What all the talk has produced thus far are scare-mongering commercials geared to induce the citizenry to reinforce existing buildings constructed before 1980, when more stringent codes went into effect (though nobody has yet examined how scrupulously those codes were actually implemented).
There’s a business aspect to all this. A state-sponsored program known by the Hebrew acronym TAMA-38 proposes to buttress and expand older apartment houses at no cost to the residents, while the contractors who do the job are compensated by being granted the right to construct extra floors and sell off the new flats. There’s considerable enticement here to homeowners – besides increased seismic safety, they are offered upgrades and substantial renovations, seemingly for free.
Superficially, at least, this looks like a win-win scheme – a dream formula where everyone benefits and the public coffers aren’t emptied. So why hasn’t the program taken off? Why has there been no mass rush to reap the advantages it ostensibly offers?
Red tape is part of the problem. Not all municipalities are eager to issue permits, as the potential for overcrowding and deterioration in urban quality of life is exacerbated. The natural conservatism of inhabitants plays a role as well.
Then there’s the particularly vexing reality of incentive. The greatest hazards exist for those towns closest to the rift. Ironically, however, locations like Beit She’an aren’t prime real estate. Their underprivileged residents haven’t the wherewithal to finance their own projects, while contractors are unlikely to invest in locations where sales of new flats won’t net much.
THE GIST of pro-and-con argumentation featured in a recent exchange between Tel-Aviv Mayor Ron Hulda’i and the head of the National Earthquake Preparedness Committee, Dr. Avi Shapira.
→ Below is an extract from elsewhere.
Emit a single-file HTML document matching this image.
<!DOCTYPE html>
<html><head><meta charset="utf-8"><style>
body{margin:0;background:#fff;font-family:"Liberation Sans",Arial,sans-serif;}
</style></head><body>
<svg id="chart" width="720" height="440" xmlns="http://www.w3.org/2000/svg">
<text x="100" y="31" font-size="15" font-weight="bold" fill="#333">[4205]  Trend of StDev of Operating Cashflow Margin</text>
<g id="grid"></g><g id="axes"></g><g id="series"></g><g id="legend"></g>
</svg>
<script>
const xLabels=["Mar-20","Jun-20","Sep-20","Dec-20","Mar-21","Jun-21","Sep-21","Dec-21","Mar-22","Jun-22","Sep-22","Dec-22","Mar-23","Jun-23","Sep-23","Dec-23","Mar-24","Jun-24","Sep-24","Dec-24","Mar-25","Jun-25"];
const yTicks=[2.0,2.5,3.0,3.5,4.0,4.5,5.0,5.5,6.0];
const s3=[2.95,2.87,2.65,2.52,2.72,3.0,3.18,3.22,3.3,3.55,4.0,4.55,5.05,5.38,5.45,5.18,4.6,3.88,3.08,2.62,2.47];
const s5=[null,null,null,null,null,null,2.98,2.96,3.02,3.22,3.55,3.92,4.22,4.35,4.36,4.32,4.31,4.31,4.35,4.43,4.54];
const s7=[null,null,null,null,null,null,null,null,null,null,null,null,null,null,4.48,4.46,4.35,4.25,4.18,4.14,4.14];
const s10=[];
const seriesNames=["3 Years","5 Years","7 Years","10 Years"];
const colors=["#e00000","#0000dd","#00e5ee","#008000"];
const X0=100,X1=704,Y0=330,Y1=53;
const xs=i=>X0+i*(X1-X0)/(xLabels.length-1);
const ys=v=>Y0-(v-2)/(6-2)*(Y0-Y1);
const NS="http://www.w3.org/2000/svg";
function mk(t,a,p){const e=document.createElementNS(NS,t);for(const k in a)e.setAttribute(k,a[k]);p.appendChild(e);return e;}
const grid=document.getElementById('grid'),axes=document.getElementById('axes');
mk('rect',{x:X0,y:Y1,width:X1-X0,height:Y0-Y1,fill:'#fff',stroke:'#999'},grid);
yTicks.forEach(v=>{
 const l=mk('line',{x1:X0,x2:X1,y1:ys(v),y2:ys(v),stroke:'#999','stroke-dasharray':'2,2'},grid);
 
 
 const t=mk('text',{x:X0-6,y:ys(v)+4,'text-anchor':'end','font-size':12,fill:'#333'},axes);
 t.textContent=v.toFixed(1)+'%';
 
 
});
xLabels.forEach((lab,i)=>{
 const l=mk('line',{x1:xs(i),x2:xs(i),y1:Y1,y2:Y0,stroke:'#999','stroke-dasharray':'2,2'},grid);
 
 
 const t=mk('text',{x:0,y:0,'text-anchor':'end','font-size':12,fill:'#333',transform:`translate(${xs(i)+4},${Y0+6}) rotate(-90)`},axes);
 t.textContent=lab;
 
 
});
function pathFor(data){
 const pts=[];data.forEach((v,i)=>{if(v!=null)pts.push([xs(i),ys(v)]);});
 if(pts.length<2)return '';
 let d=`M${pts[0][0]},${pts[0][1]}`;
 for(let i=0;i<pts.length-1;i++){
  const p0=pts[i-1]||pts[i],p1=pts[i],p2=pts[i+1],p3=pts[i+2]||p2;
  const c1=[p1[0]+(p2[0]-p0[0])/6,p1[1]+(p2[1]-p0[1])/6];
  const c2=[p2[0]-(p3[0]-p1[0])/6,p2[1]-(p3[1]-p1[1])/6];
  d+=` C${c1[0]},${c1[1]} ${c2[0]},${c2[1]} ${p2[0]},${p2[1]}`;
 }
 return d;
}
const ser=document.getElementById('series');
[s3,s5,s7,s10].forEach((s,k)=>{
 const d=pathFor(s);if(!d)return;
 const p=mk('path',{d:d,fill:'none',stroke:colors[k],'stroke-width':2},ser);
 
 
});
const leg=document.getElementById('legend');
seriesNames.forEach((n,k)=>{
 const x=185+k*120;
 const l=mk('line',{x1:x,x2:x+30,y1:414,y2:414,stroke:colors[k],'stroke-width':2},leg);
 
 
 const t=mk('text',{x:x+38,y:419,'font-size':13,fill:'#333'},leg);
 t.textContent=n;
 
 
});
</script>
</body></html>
Shapira complained that Tel Aviv was dragging its feet on approving TAMA-38 projects. Huldai fired back that TAMA’s PR campaign “was born in sin. It terrifies the public without offering true solutions... Does TAMA help those in the greatest-risk areas, like Hatzor, Kiryat Shmona and Beit She’an, where economic conditions make it unfeasible? What can frightened citizens do?... TAMA-38 is make-believe. It creates planning ambiguities, promotes impossible expectations and in its five years has actually accomplished very little. Furthermore, there is no certainty that it sufficiently strengthens buildings... It is better to tell the public the truth, even if it is unpleasant.”
Huldai’s doubts are echoed by Prof. David Yankelevsky of the Technion Civil Engineering Faculty, who charges that “TAMA-38 is no plan. It provides no guidelines on how to quakeproof buildings, on which buildings should be reinforced, etc.”
We don’t presume to judge. This is far over the heads of non-professionals. We’re nonetheless perturbed by the doubts voiced. Most folks cannot assess the sturdiness of their homes. Many are loath to rely on the opinions of contractors with vested interests.
What is needed urgently is a disinterested, broad and universally available public framework that would objectively survey all pre-1980 buildings and suggest to residents what can plausibly be done to quakeproof them.
Obviously, merely dispensing practical advice costs money – to say nothing of later retrofitting old structures. But it’s better than any alternative.